Wilmington NC – [Click the Listen button to hear Wally's commentary.]

In Greek mythology, sirens were creatures, who lured sailors to their death on the rocks by the sweetness of their song. Today, the air is filled with the songs of other sirens promising happiness.

In this Postcard from the Digital Age we're going to talk about that thing we've all got the right to pursue: happiness.

We Americans ought to be very happy because, by most measures, this is the best time ever to be alive. More of us Americans own our homes than ever before. More of us are educated. More of us travel. More of us have more real income than ever.

And yet, we're not as happy as we'd like to be. In his recent book, The Progress Paradox, Gregg Easterbrook, points out that real measures of happiness have, in fact, been going down, even while all the measures of how good we have it have been going up.

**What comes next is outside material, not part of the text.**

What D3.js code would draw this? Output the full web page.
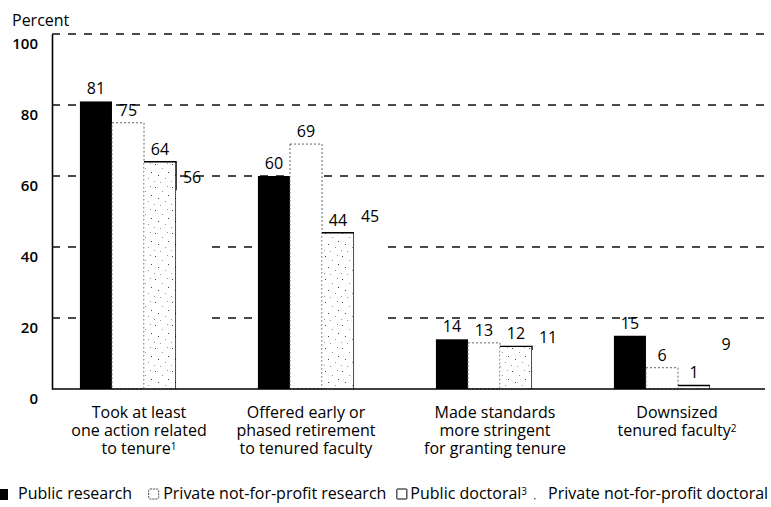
<!DOCTYPE html>
<html>
<head>
<meta charset="utf-8">
<script src="https://cdn.jsdelivr.net/npm/d3@7/dist/d3.min.js"></script>
<style>
  html, body { margin: 0; padding: 0; background: #fff; }
  svg { display: block; }
  text { font-family: "Open Sans", "Noto Sans", sans-serif; fill: #000; }
</style>
</head>
<body>
<svg id="chart" width="771" height="507"></svg>
<script>
// Share of institutions taking tenure-related actions, by institution type
const categories = [
  ["Took at least", "one action related", "to tenure|1"],
  ["Offered early or", "phased retirement", "to tenured faculty"],
  ["Made standards", "more stringent", "for granting tenure"],
  ["Downsized", "tenured faculty|2"]
];
const seriesNames = [
  "Public research",
  "Private not-for-profit research",
  "Public doctoral|3",
  "Private not-for-profit doctoral"
];
const publicResearch   = [81, 60, 14, 15];
const privateResearch  = [75, 69, 13, 6];
const publicDoctoral   = [64, 44, 12, 1];
const privateDoctoral  = [56, 45, 11, 9];
const yTicks = [0, 20, 40, 60, 80, 100];

const series = [publicResearch, privateResearch, publicDoctoral, privateDoctoral];

const svg = d3.select("#chart");
const W = 771;
const axisX = 52;

// sparse stippled texture for the public doctoral bars
const defs = svg.append("defs");
const pat = defs.append("pattern")
  .attr("id", "stipple").attr("patternUnits", "userSpaceOnUse")
  .attr("width", 17).attr("height", 23);
pat.append("rect").attr("width", 17).attr("height", 23).attr("fill", "#fff");
const dots = [[2,3],[9,7],[14,2],[5,14],[12,17],[1,20],[15,11],[7,21]];
pat.selectAll("rect.d").data(dots).join("rect").attr("class", "d")
  .attr("x", d => d[0]).attr("y", d => d[1])
  .attr("width", 1).attr("height", 1)
  .attr("fill", (d, i) => i % 3 === 0 ? "#444" : "#999");

const y = d3.scaleLinear().domain([0, 100]).range([389, 34]);
const x0 = d3.scaleBand().domain(d3.range(categories.length))
  .range([55, 767]).paddingInner(0.28).paddingOuter(0.14);
const x1 = d3.scaleBand().domain(d3.range(series.length))
  .range([0, x0.bandwidth()]);

// dashed gridlines
svg.append("g").selectAll("line").data(yTicks.filter(t => t > 0)).join("line")
  .attr("x1", axisX).attr("x2", W)
  .attr("y1", d => y(d)).attr("y2", d => y(d))
  .attr("stroke", "#111").attr("stroke-width", 1.3)
  .attr("stroke-dasharray", "8,8");

// y axis line + tick labels
const yAxis = d3.axisLeft(y).tickValues(yTicks).tickSize(0).tickPadding(14);
const gy = svg.append("g").attr("transform", `translate(${axisX},0)`).call(yAxis);
gy.select(".domain").attr("stroke", "#000").attr("stroke-width", 1.6);
gy.selectAll(".tick text")
  .attr("dy", "0.95em")
  .attr("font-size", 15).attr("font-weight", 600)
  .attr("font-family", "'Open Sans', sans-serif").attr("fill", "#000");

svg.append("text").attr("x", 12).attr("y", 26)
  .attr("font-size", 16).text("Percent");

// bars
const bars = svg.append("g");
const bx = (i, s) => x0(i) + x1(s);
const bw = x1.bandwidth();

// public research: solid black
bars.selectAll(null).data(publicResearch).join("rect")
  .attr("x", (d, i) => bx(i, 0)).attr("y", d => y(d))
  .attr("width", bw).attr("height", d => y(0) - y(d))
  .attr("fill", "#000");

// private research: white with fine dotted outline
bars.selectAll(null).data(privateResearch).join("rect")
  .attr("x", (d, i) => bx(i, 1)).attr("y", d => y(d))
  .attr("width", bw).attr("height", d => y(0) - y(d))
  .attr("fill", "#fff").attr("stroke", "#555")
  .attr("stroke-width", 0.9).attr("stroke-dasharray", "2,2");

// public doctoral: stippled, solid top and right edge, dotted left edge
bars.selectAll(null).data(publicDoctoral).join("rect")
  .attr("x", (d, i) => bx(i, 2)).attr("y", d => y(d))
  .attr("width", bw).attr("height", d => y(0) - y(d))
  .attr("fill", "url(#stipple)").attr("stroke", "#777")
  .attr("stroke-width", 0.8).attr("stroke-dasharray", "1,3");
bars.selectAll(null).data(publicDoctoral).join("path")
  .attr("d", (d, i) => `M${bx(i, 2)},${y(d)}H${bx(i, 2) + bw}V${y(0)}`)
  .attr("fill", "none").attr("stroke", "#000").attr("stroke-width", 1.4);

// private doctoral: plain white, no outline
bars.selectAll(null).data(privateDoctoral).join("rect")
  .attr("x", (d, i) => bx(i, 3)).attr("y", d => y(d))
  .attr("width", bw).attr("height", d => y(0) - y(d))
  .attr("fill", "#fff");

// baseline
svg.append("line").attr("x1", axisX).attr("x2", 765)
  .attr("y1", y(0)).attr("y2", y(0))
  .attr("stroke", "#000").attr("stroke-width", 1.6);

// value labels
const labels = svg.append("g");
series.forEach((vals, s) => {
  labels.selectAll(null).data(vals).join("text")
    .attr("x", (d, i) => bx(i, s) + bw / 2)
    .attr("y", d => y(d) - 7)
    .attr("text-anchor", "middle")
    .attr("font-size", 16)
    .text(d => d);
});

// write "text|n" as text with superscript n
function withSup(sel, str, supSize) {
  const [main, sup] = str.split("|");
  sel.append("tspan").text(main);
  if (sup) sel.append("tspan").attr("dy", "-0.45em").attr("font-size", supSize).text(sup);
}

// category labels
const labelNudge = [-5, -16, -5, -1];
categories.forEach((lines, i) => {
  const cx = x0(i) + x0.bandwidth() / 2 + labelNudge[i];
  lines.forEach((ln, j) => {
    const t = svg.append("text")
      .attr("x", cx).attr("y", 418 + j * 18)
      .attr("text-anchor", "middle").attr("font-size", 16);
    withSup(t, ln, 10);
  });
});

// legend: items laid out left to right, the last one runs off the edge
const legY = 499;
const leg = svg.append("g");
function legendSymbol(s, x) {
  if (s === 0) {
    leg.append("rect").attr("x", x - 1).attr("y", legY - 10).attr("width", 9).attr("height", 11).attr("fill", "#000");
  } else if (s === 3) {
    leg.append("rect").attr("x", x).attr("y", legY - 1).attr("width", 1.4).attr("height", 1.4).attr("fill", "#444");
  } else {
    leg.append("rect").attr("x", x + 0.5).attr("y", legY - 10).attr("width", 10).attr("height", 10)
      .attr("rx", s === 1 ? 1.5 : 0.5)
      .attr("fill", "#fff").attr("stroke", s === 1 ? "#444" : "#000")
      .attr("stroke-width", 1).attr("stroke-dasharray", s === 1 ? "2,1" : null);
  }
}
const symGap = [18, 15, 14, 14];
const itemGap = [16, 10, 7];
let cursor = 0;
seriesNames.forEach((name, s) => {
  legendSymbol(s, cursor);
  const t = leg.append("text").attr("x", cursor + symGap[s]).attr("y", legY).attr("font-size", 16);
  withSup(t, name, 10);
  const end = cursor + symGap[s] + t.node().getComputedTextLength();
  cursor = end + (itemGap[s] || 0);
});
</script>
</body>
</html>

Part of the problem is that we are simply awash in our abundance. Your average supermarket, not a supercenter, stocks over thirty thousand items. We have so much food that obesity has become one of our biggest health problems, and the poor - who used to be rail thin and hungry - are now among the fattest of all.

We have too many choices and too many things to do. We've got ringing phones and mail and email and voicemail to answer. We've got errands and we've got work. Americans, you know work more than just about any other people in the developed world.

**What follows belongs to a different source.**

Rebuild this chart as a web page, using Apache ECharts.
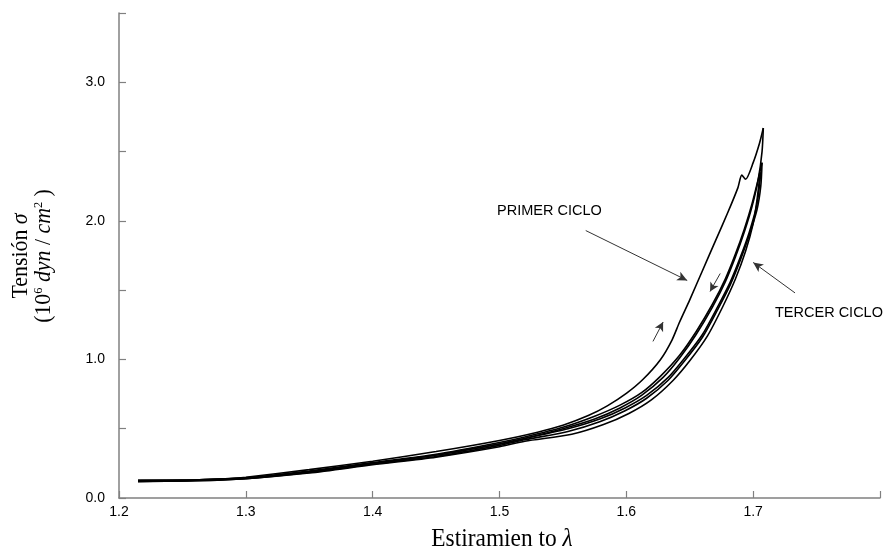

And we're worried. We're worried about losing what we've got, worried about losing our job since many of us are just a paycheck or two away from insolvency. We're worried about getting our kids into good schools. We're so worried that some days it feels like we're running in front of a thresher.

That's the bad news. The good news is that over the last couple of decades we've learned some things that can help you sort out what you need to do if you want to not only pursue happiness, but actually catch up to it. Here are some suggestions.

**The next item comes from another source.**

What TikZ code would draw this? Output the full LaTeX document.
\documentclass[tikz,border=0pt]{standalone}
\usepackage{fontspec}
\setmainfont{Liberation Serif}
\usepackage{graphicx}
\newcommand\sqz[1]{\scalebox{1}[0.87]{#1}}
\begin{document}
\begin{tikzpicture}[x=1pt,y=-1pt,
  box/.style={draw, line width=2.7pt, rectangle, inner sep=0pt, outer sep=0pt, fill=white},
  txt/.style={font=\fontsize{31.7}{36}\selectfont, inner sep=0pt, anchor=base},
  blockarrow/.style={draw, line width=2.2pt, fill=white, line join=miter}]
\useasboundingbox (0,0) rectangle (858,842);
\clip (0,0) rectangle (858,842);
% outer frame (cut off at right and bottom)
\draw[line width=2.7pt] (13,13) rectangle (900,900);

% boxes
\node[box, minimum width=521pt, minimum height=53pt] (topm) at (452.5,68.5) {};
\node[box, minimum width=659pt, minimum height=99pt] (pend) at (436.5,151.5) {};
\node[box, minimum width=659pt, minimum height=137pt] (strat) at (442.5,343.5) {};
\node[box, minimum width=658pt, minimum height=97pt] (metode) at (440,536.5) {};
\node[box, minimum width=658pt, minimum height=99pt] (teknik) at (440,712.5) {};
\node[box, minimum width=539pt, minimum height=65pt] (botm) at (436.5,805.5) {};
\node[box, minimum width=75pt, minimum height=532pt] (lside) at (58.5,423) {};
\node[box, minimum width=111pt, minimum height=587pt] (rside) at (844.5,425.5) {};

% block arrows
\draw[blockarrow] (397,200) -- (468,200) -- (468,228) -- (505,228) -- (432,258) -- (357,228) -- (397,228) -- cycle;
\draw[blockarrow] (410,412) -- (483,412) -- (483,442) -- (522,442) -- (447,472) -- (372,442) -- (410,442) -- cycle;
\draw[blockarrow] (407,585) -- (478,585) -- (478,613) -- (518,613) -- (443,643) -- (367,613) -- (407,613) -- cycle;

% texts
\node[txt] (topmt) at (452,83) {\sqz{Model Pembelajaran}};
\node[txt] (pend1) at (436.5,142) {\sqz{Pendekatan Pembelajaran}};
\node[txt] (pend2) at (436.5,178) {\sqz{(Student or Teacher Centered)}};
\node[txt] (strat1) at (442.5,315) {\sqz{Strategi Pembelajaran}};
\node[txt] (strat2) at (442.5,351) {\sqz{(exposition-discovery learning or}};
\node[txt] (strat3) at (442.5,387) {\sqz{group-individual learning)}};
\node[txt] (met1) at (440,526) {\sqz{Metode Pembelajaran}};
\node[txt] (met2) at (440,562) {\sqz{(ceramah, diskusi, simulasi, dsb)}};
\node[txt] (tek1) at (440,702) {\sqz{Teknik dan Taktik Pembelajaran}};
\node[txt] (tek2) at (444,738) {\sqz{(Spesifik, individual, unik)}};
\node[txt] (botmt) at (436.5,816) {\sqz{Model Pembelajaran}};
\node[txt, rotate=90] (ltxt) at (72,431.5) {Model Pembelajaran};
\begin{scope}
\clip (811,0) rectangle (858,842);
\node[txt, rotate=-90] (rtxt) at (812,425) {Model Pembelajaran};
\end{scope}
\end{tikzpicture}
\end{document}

Start by becoming part of something that's bigger than you are. It might be a cause, or an organization. For many of us a religious faith gives meaning to life and provides a ready-made support system.

Pay attention to your relationships and work to keep them healthy. Happy people tend to be folks who have networks of relationships that energize them and that support them when times are bad.

Pay attention to your own health. It's hard to be happy when you feel bad, and taking care of yourself can help you feel better most of the time.

As far as work goes, your best shot at happiness is making enough money doing something that you enjoy. Money's a good thing, but beyond a certain point more money doesn't mean more happiness.

It helps if you can keep a good balance between being realistic and optimistic. There's good research that shows that optimistic people tend to be happier, but optimism with no grounds in reality can lead to lots of disasters that lead to unhappiness.

Learn from the prisoners of war who did a good job of surviving horrific conditions. They kept switching back and forth between a realistic assessment of their situation and an optimistic assessment of how things would come out.

You're more likely to be happy if you feel like you've got some control over your life and if you exercise that control. So take a moment to find something simple you can do that will make you happy.

That doesn't need to be a giant, life-changing step. You can start with something as simple as saying "thank you."

Send thank-you notes. My mother sent three every day, and I've tried to follow the same practice. There's always someone to thank.

Make gratitude visits. Choose someone you want to thank, and then go do it in person.

The Constitution grants us the freedom to pursue happiness, but there are no guarantees, except, perhaps, that happiness is not likely to pursue us.